A small NASA telescope was poised for launch on Thursday on a mission to determine how the sun heats its atmosphere to millions of degrees, sending off rivers of particles that define the boundaries of the solar system.
The study is far from academic. Solar activity directly impacts Earth's climate and the space environment beyond the planet's atmosphere. Solar storms can knock out power grids, disrupt radio signals and interfere with communications, navigation and other satellites in orbit.
"We live in a very complex society and the sun has a role to play in it," said physicist Alan Title, with Lockheed Martin Space Systems Advanced Technology Center in Palo Alto, Calif., which designed and built the telescope.
Scientists have been trying to unravel the mechanisms that drive the sun for decades but one fundamental mystery endures: How it manages to release energy from its relatively cool, 10,000 degree Fahrenheit surface into an atmosphere that can reach up to 5 million degrees Fahrenheit.
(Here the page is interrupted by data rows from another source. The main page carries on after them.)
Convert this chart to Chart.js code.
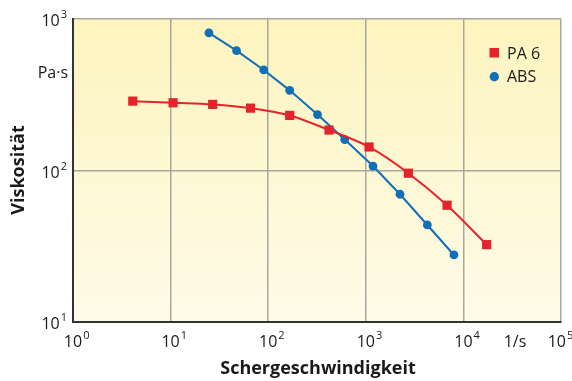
<!DOCTYPE html>
<html>
<head>
<meta charset="utf-8">
<script src="https://cdn.jsdelivr.net/npm/chart.js@4"></script>
<style>
  html, body { margin: 0; padding: 0; background: #fff; }
  #wrap { width: 572px; height: 381px; }
</style>
</head>
<body>
<div id="wrap"><canvas id="viscChart" width="572" height="381"></canvas></div>
<script>
// shear rate in 1/s, viscosity in Pa·s
const shearPA6 = [4.1, 10.6, 27, 66, 166, 420, 1080, 2730, 6800, 17300];
const viscPA6  = [287, 280, 273, 258, 231, 185, 143, 96, 59, 32.4];
const shearABS = [24.7, 47.4, 90, 166, 320, 608, 1185, 2240, 4270, 8000];
const viscABS  = [809, 618, 461, 338, 234, 160, 107, 69.7, 43.7, 27.7];
const seriesNames = ['PA 6', 'ABS'];
const xExponents = [0, 1, 2, 3, 4, 5];
const yExponents = [1, 2, 3];

const RED = '#e5232b';
const BLUE = '#0f6fb7';
const FONT = '"Open Sans", "Noto Sans", sans-serif';

function decades(exps) {
  return exps.map(e => ({ value: Math.pow(10, e) }));
}

// "10" with a raised exponent
function drawPow(ctx, exp, x, baseY, align) {
  ctx.font = '16px ' + FONT;
  const wBase = ctx.measureText('10').width;
  ctx.font = '11px ' + FONT;
  const wExp = ctx.measureText(String(exp)).width;
  let left;
  if (align === 'center') left = Math.min(x - wBase / 2, 566 - wBase);
  else left = x - wBase - 1 - wExp;
  ctx.textAlign = 'left';
  ctx.textBaseline = 'alphabetic';
  ctx.font = '16px ' + FONT;
  ctx.fillText('10', left, baseY);
  ctx.font = '11px ' + FONT;
  ctx.fillText(String(exp), left + wBase + 1, baseY - 8);
}

const decor = {
  id: 'decor',
  beforeDraw(chart) {
    const { ctx, chartArea: a } = chart;
    const g = ctx.createLinearGradient(0, a.top, 0, a.bottom);
    g.addColorStop(0, '#fdf4be');
    g.addColorStop(1, '#fefbe8');
    ctx.save();
    ctx.fillStyle = g;
    ctx.fillRect(a.left, a.top, a.right - a.left, a.bottom - a.top);
    ctx.restore();
  },
  afterDraw(chart) {
    const { ctx, chartArea: a } = chart;
    const xs = chart.scales.x, ys = chart.scales.y;
    ctx.save();
    ctx.fillStyle = '#1a1a1a';

    // tick labels
    xExponents.forEach(e => drawPow(ctx, e, xs.getPixelForValue(Math.pow(10, e)), a.bottom + 25, 'center'));
    yExponents.forEach(e => drawPow(ctx, e, a.left - 6, ys.getPixelForValue(Math.pow(10, e)) + 7, 'right'));

    // units
    ctx.font = '16px ' + FONT;
    ctx.textAlign = 'right';
    ctx.fillText('Pa\u00b7s', a.left - 5, 78);
    ctx.textAlign = 'center';
    ctx.fillText('1/s', 515, a.bottom + 25);

    // axis titles
    ctx.font = 'bold 18px ' + FONT;
    ctx.textAlign = 'center';
    ctx.textBaseline = 'middle';
    ctx.fillText('Schergeschwindigkeit', 318, 369);
    ctx.save();
    ctx.translate(19, 170);
    ctx.rotate(-Math.PI / 2);
    ctx.fillText('Viskosität', 0, 0);
    ctx.restore();

    // legend
    ctx.textAlign = 'left';
    ctx.textBaseline = 'alphabetic';
    ctx.font = '16px ' + FONT;
    ctx.fillStyle = RED;
    ctx.fillRect(489.5, 48, 9.5, 9.5);
    ctx.fillStyle = BLUE;
    ctx.beginPath();
    ctx.arc(494.3, 76.7, 4.7, 0, Math.PI * 2);
    ctx.fill();
    ctx.fillStyle = '#1a1a1a';
    ctx.fillText(seriesNames[0], 507, 59);
    ctx.fillText(seriesNames[1], 507, 82);
    ctx.restore();
  }
};

const ctx = document.getElementById('viscChart').getContext('2d');
new Chart(ctx, {
  type: 'line',
  data: {
    datasets: [{
      label: seriesNames[0],
      data: shearPA6.map((x, i) => ({ x: x, y: viscPA6[i] })),
      borderColor: RED,
      backgroundColor: RED,
      borderWidth: 2,
      pointStyle: 'rect',
      pointRadius: 6.5,
      pointBorderWidth: 0,
      tension: 0.35
    }, {
      label: seriesNames[1],
      data: shearABS.map((x, i) => ({ x: x, y: viscABS[i] })),
      borderColor: BLUE,
      backgroundColor: BLUE,
      borderWidth: 2,
      pointStyle: 'circle',
      pointRadius: 4.4,
      pointBorderWidth: 0,
      tension: 0
    }]
  },
  options: {
    responsive: false,
    animation: false,
    devicePixelRatio: 1,
    layout: { padding: { left: 73, top: 19, right: 11, bottom: 59 } },
    plugins: {
      legend: { display: false },
      tooltip: { enabled: false }
    },
    scales: {
      x: {
        type: 'logarithmic',
        min: 1,
        max: 100000,
        afterBuildTicks: axis => { axis.ticks = decades(xExponents); },
        ticks: { display: false },
        grid: { color: '#a8a8a2', lineWidth: 1.5, drawTicks: false },
        border: { color: '#333', width: 2 }
      },
      y: {
        type: 'logarithmic',
        min: 10,
        max: 1000,
        afterBuildTicks: axis => { axis.ticks = decades(yExponents); },
        ticks: { display: false },
        grid: { color: '#a8a8a2', lineWidth: 1.5, drawTicks: false },
        border: { color: '#333', width: 2 }
      }
    }
  },
  plugins: [decor]
});
</script>
</body>
</html>
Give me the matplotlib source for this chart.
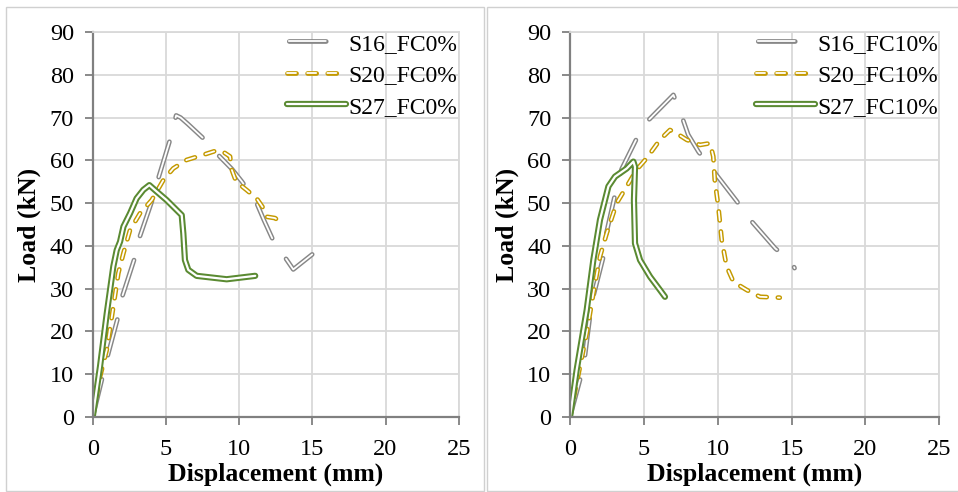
import matplotlib
matplotlib.use('Agg')
import matplotlib.pyplot as plt
import matplotlib.patheffects as pe
from matplotlib.patches import Rectangle

plt.rcParams['font.family'] = ['Liberation Serif', 'DejaVu Serif']
plt.rcParams['lines.scale_dashes'] = False

# ---- data ----
# left panel: FC0%
s16_fc0_x = [0, 0.5, 1.0, 1.7, 2.0, 2.9, 3.2, 4.1, 4.5, 5.3, 5.7, 6.0, 6.5, 7.6, 8.5, 9.5, 10.2, 10.4, 11.2, 11.7, 12.3, 13.1, 13.7, 15.1]
s16_fc0_y = [0, 7, 14, 23, 28, 37.5, 42, 51, 56, 65, 70.5, 70, 68.5, 65, 61.5, 58, 55, 54, 50, 46, 41.5, 37.5, 34.5, 38.3]
s20_fc0_x = [0, 0.5, 0.96, 1.41, 1.75, 2.1, 2.55, 3.23, 4.03, 4.83, 5.5, 6.42, 7.56, 8.47, 8.9, 9.38, 9.5, 9.8, 10.5, 11.2, 11.66, 11.9, 12.45, 12.9]
s20_fc0_y = [0, 9.4, 15.7, 25.8, 33.6, 38.3, 43.7, 47.6, 50.7, 55.4, 58.1, 60.1, 61.3, 62.3, 62.0, 60.9, 57.8, 55.0, 53.1, 51.1, 48.8, 46.8, 46.5, 45.4]
s27_fc0_x = [0, 0.5, 0.96, 1.41, 1.64, 1.87, 2.1, 2.55, 3.0, 3.46, 3.87, 4.37, 5.05, 6.08, 6.19, 6.3, 6.53, 7.1, 9.15, 11.1]
s27_fc0_y = [0, 11.8, 24.2, 35.2, 39, 41, 44.5, 47.6, 51.1, 53.1, 54.2, 52.7, 50.7, 47.2, 42.9, 36.7, 34.4, 33.0, 32.2, 33.0]

# right panel: FC10%
s16_fc10_x = [0, 0.7, 1.0, 1.35, 1.6, 2.3, 2.4, 3.05, 3.5, 4.5, 5.2, 7.0, 7.6, 8.0, 8.7, 9.6, 11.3, 12.1, 13.9, 15.0, 15.2]
s16_fc10_y = [0, 9, 14, 23.5, 28.5, 38, 42, 52, 58, 65, 69, 75.3, 70, 66, 62, 58, 50.4, 46.5, 39.4, 36.3, 34.8]
s20_fc10_x = [0, 0.45, 1.13, 1.58, 2.03, 2.48, 3.16, 3.84, 4.51, 5.19, 6.09, 6.77, 7.22, 7.9, 8.8, 9.48, 9.7, 9.8, 10.04, 10.27, 10.6, 11.06, 11.96, 12.86, 14.2]
s20_fc10_y = [0, 7.9, 19.6, 28.9, 37.5, 42.9, 50, 53.9, 57.8, 60.5, 64.8, 67.1, 66.3, 64.8, 63.6, 64, 60.9, 55.4, 49.2, 41.4, 35.2, 31.6, 29.7, 28.1, 27.9]
s27_fc10_x = [0, 0.45, 1.13, 1.58, 2.03, 2.6, 3.05, 3.84, 4.29, 4.4, 4.33, 4.4, 4.74, 5.42, 6.09, 6.43]
s27_fc10_y = [0, 11, 25, 36.7, 46.1, 53.9, 56.2, 58.1, 59.7, 58.5, 50.7, 40.6, 36.7, 32.8, 29.7, 28.1]

x_ticks = [0, 5, 10, 15, 20, 25]
y_ticks = [0, 10, 20, 30, 40, 50, 60, 70, 80, 90]

gray = '#878787'
gold = '#c49a00'
green = '#5a8a32'
grid_col = '#d9d9d9'

# dash patterns in points: (offset, (on, off))
long_dash = (43.2, (26.6, 17.9))
short_dash = (0, (6.5, 8))


def hollow_line(ax, x, y, color, outer, inner, ls, label):
    ax.plot(x, y, color='white', lw=inner, ls=ls, label=label,
            solid_capstyle='round', dash_capstyle='round', solid_joinstyle='round',
            dash_joinstyle='round',
            path_effects=[pe.Stroke(linewidth=outer, foreground=color), pe.Normal()])


def style_axes(ax):
    ax.set_xlim(0, 25)
    ax.set_ylim(0, 90)
    ax.set_xticks(x_ticks)
    ax.set_yticks(y_ticks)
    ax.grid(True, color=grid_col, lw=1.3)
    ax.set_axisbelow(True)
    for s in ['top', 'right']:
        ax.spines[s].set_color(grid_col)
        ax.spines[s].set_linewidth(1.3)
    for s in ['left', 'bottom']:
        ax.spines[s].set_color('#808080')
        ax.spines[s].set_linewidth(1.6)
    ax.tick_params(axis='both', direction='out', length=5.5, width=1.3, color='#808080', labelsize=17.5)
    ax.tick_params(axis='y', pad=8)
    ax.tick_params(axis='x', pad=10)
    ax.set_xlabel('Displacement (mm)', fontsize=18.5, fontweight='bold', labelpad=2)
    ax.set_ylabel('Load (kN)', fontsize=18.5, fontweight='bold', labelpad=6)


fig = plt.figure(figsize=(9.58, 4.92), dpi=100)

# panel frames
fig.patches.append(Rectangle((6 / 958, 1 / 492), 478 / 958, 484 / 492, transform=fig.transFigure,
                             fill=False, ec='#d0d0d0', lw=1))
fig.patches.append(Rectangle((487 / 958, 1 / 492), 480 / 958, 484 / 492, transform=fig.transFigure,
                             fill=False, ec='#d0d0d0', lw=1))

ax1 = fig.add_axes([92.7 / 958, 75 / 492, 366 / 958, 385 / 492])
ax2 = fig.add_axes([570 / 958, 75 / 492, 369.3 / 958, 385 / 492])

hollow_line(ax1, s16_fc0_x, s16_fc0_y, gray, 3.4, 1.3, long_dash, 'S16_FC0%')
hollow_line(ax1, s20_fc0_x, s20_fc0_y, gold, 3.4, 1.3, short_dash, 'S20_FC0%')
hollow_line(ax1, s27_fc0_x, s27_fc0_y, green, 4.5, 1.6, '-', 'S27_FC0%')

hollow_line(ax2, s16_fc10_x, s16_fc10_y, gray, 3.4, 1.3, long_dash, 'S16_FC10%')
hollow_line(ax2, s20_fc10_x, s20_fc10_y, gold, 3.4, 1.3, short_dash, 'S20_FC10%')
hollow_line(ax2, s27_fc10_x, s27_fc10_y, green, 4.5, 1.6, '-', 'S27_FC10%')

for ax in (ax1, ax2):
    style_axes(ax)
    ax.legend(loc='upper right', frameon=False, fontsize=17, handlelength=2.5,
              handletextpad=0.1, labelspacing=0.42, borderaxespad=0.0, borderpad=0.05)

fig.savefig('out.png', dpi=100)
At its core, the sun is essentially a giant fusion engine that melds hydrogen atoms into helium. As expected, temperatures cool as energy travels outward through the layers. But then in the lower atmosphere, known as the chromosphere, temperatures heat up again.
Pictures and data relayed by the Interface Region Imaging Spectrograph, or IRIS, telescope may finally provide some answers about how that happens.
The 4-foot long, 450-pound observatory will be observing the sun from a vantage point about 400 miles above Earth. It is designed to capture detailed images of light moving from the sun's surface, known as the photosphere, into the chromosphere. Temperatures peak in the sun's outer atmosphere, the corona.
All that energy fuels a continuous release of charged particles from the sun into what is known as the solar wind, a pressure bubble that fills and defines the boundaries of the solar system.
"Every time we look at the sun in more detail, it opens up a new window for us," said Jeffrey Newmark, IRIS program scientist at NASA headquarters in Washington, D.C.
The telescope is scheduled to be launched aboard an Orbital Sciences Corp Pegasus rocket on Friday at 10:27 p.m. EDT. Pegasus is an air-launched system that is carried aloft by a modified L-1011 aircraft that will take off from Vandenberg Air Force Base in California about 55 minutes before the scheduled launch.
The rocket is released from the belly of the plane at an altitude of about 39,000 feet so it can ignite and carry the telescope into orbit.
IRIS, which cost about $145 million including the launch service, is designed to last for two years.